Our first focus is on preventing an outage like this from happening again, and the second is faster recovery when disaster strikes. We have been working on this second problem for a while already and we will accelerate this process. Additional steps we are taking include: a) offer better offline data access so customers never have to go without their mission-critical business information b) offer read-only access to data on the web quickly, so at least access is preserved while we work to recover the editable instance and c) more automation so recovery from a large scale incident can happen with less manual intervention.
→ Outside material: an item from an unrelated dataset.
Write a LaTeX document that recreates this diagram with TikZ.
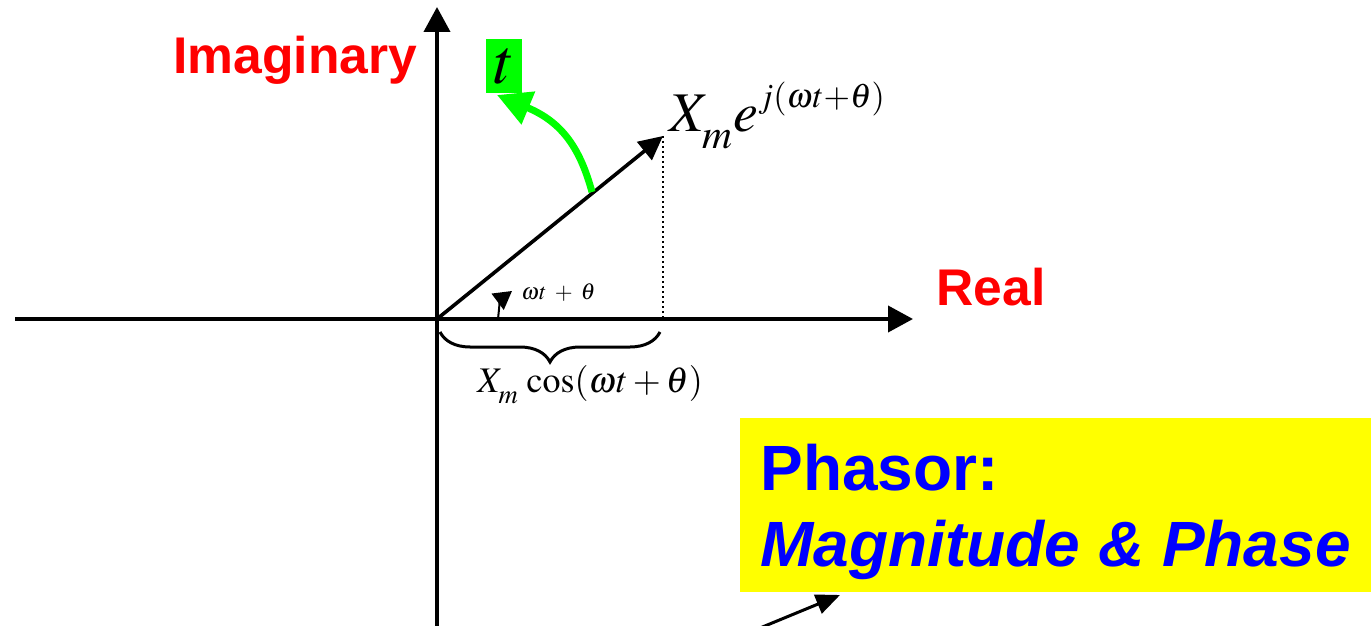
\documentclass[tikz,border=0pt]{standalone}
\usepackage{mathptmx}
\usepackage[no-math]{fontspec}
\setmainfont{Liberation Serif}
\newfontfamily\arialfont{Liberation Sans}
\usetikzlibrary{positioning,arrows.meta,decorations.pathreplacing}
\definecolor{labelred}{RGB}{255,0,0}
\definecolor{noteblue}{RGB}{0,0,255}
\definecolor{noteyellow}{RGB}{255,255,0}
\definecolor{turngreen}{RGB}{0,255,0}

\begin{document}
\begin{tikzpicture}[x=0.5pt,y=-0.5pt,
  axis/.style={line width=2pt,-{Triangle[length=12.5pt,width=13pt]}},
  axlabel/.style={labelred,inner sep=0,anchor=base west,font=\arialfont\bfseries\fontsize{25.8}{30}\selectfont},
  bluetext/.style={noteblue,inner sep=0,anchor=base west,font=\arialfont\bfseries\fontsize{32}{38}\selectfont}]
\useasboundingbox (0,0) rectangle (1371,626);
% axes
\coordinate (O) at (437,319);
\coordinate (ybot) at (437,630);
\coordinate (ytop) at (437,7);
\coordinate (xleft) at (15,319);
\coordinate (xright) at (913,319);
\draw[axis] (ybot)--(ytop);
\draw[axis] (xleft)--(xright);
\node[axlabel] (imag) at (173,74) {Imaginary};
\node[axlabel] (real) at (936,305) {Real};
% phasor
\coordinate (P) at (663,136);
\coordinate (Pfoot) at (663,319);
\draw[line width=1pt,dash pattern=on 1pt off 1.5pt] (P)--(Pfoot);
\draw[line width=1.8pt,-{Triangle[length=12pt,width=11.5pt]}] (O)--(P);
\node[inner sep=0,anchor=base west,font=\fontsize{28}{32}\selectfont] (phasor) at (669,132)
  {$X_{\lower4pt\hbox{$\scriptstyle m$}}e^{\raise2pt\hbox{\fontsize{17}{20}\selectfont$j(\omega t{+}\theta)$}}$};
% angle
\coordinate (a0) at (498,319);
\coordinate (a1) at (512,291);
\draw[line width=1pt,-{Triangle[length=9pt,width=10pt]}] (a0) .. controls (500,300) .. (a1);
\node[inner sep=0,anchor=base west,font=\fontsize{11.5}{13}\selectfont] (angle) at (521,299)
  {$\omega t\;+\;\theta$};
% projection
\coordinate (b0) at (440,332);
\coordinate (b1) at (660,332);
\draw[line width=1.5pt,decorate,decoration={brace,mirror,amplitude=15pt}] (b0)--(b1);
\node[inner sep=0,anchor=base west,font=\fontsize{18}{22}\selectfont] (proj) at (477,392)
  {$X_{\lower3pt\hbox{$\scriptstyle m$}}\,\cos(\omega t+\theta)$};
% rotation
\coordinate (g0) at (592,192);
\coordinate (g1) at (497,95);
\draw[line width=3.5pt,turngreen,-{Triangle[length=17pt,width=17pt]}] (g0) .. controls (580,148) and (562,122) .. (g1);
\node[fill=turngreen,inner sep=0,minimum width=18pt,minimum height=27pt,font=\fontsize{32}{36}\selectfont] (tbox) at (504,66) {$t$};
% note
\node[fill=noteyellow,inner sep=0,minimum width=315.5pt,minimum height=87pt,anchor=north west] (note) at (740,418) {};
\node[bluetext] (l1) at (760,490) {Phasor:};
\node[bluetext,font=\arialfont\bfseries\itshape\fontsize{32}{38}\selectfont] (l2) at (760,566) {Magnitude \& Phase};
\coordinate (tail) at (760,628);
\coordinate (tip) at (840,595);
\draw[line width=1.5pt,-{Triangle[length=12pt,width=10pt]}] (tail)--(tip);
\end{tikzpicture}
\end{document}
During this entire episode, our first priority was to make sure customer data remained safe. No customer data was lost, but because incoming mail server queues overflowed (the mail store went down), some mail bounced back. We are working on preventing such a thing from happening again, with a separate mail store instance.
We will keep you steadily updated on the progress we are making on each of these priorities. Hardware progress is going to be the fastest (buy and install new systems), and software is going to be the slowest (implementing better automation for faster recovery is going to take time), but we will keep you posted on all the progress we make. That is our promise.
This was, by far, the biggest outage Zoho has ever faced. We absolutely understand that many businesses rely on Zoho to go about their work on a daily basis. We can understand how many customers were disappointed and frustrated by this outage. We too, are extremely upset about this incident.
In the coming days we will be refunding a week’s worth of your subscription to each and every single customer, whether you complained or not. We know money will not give you back the time you lost, or compensate you for the hassle and trouble, but we hope you’ll accept it with our deepest apologies. While the money is not going to mean anything to any single customer, at an aggregate level, it does affect us, and that punishment would serve as a reminder to ourselves not to let this happen again. That is ultimately the best assurance I can give.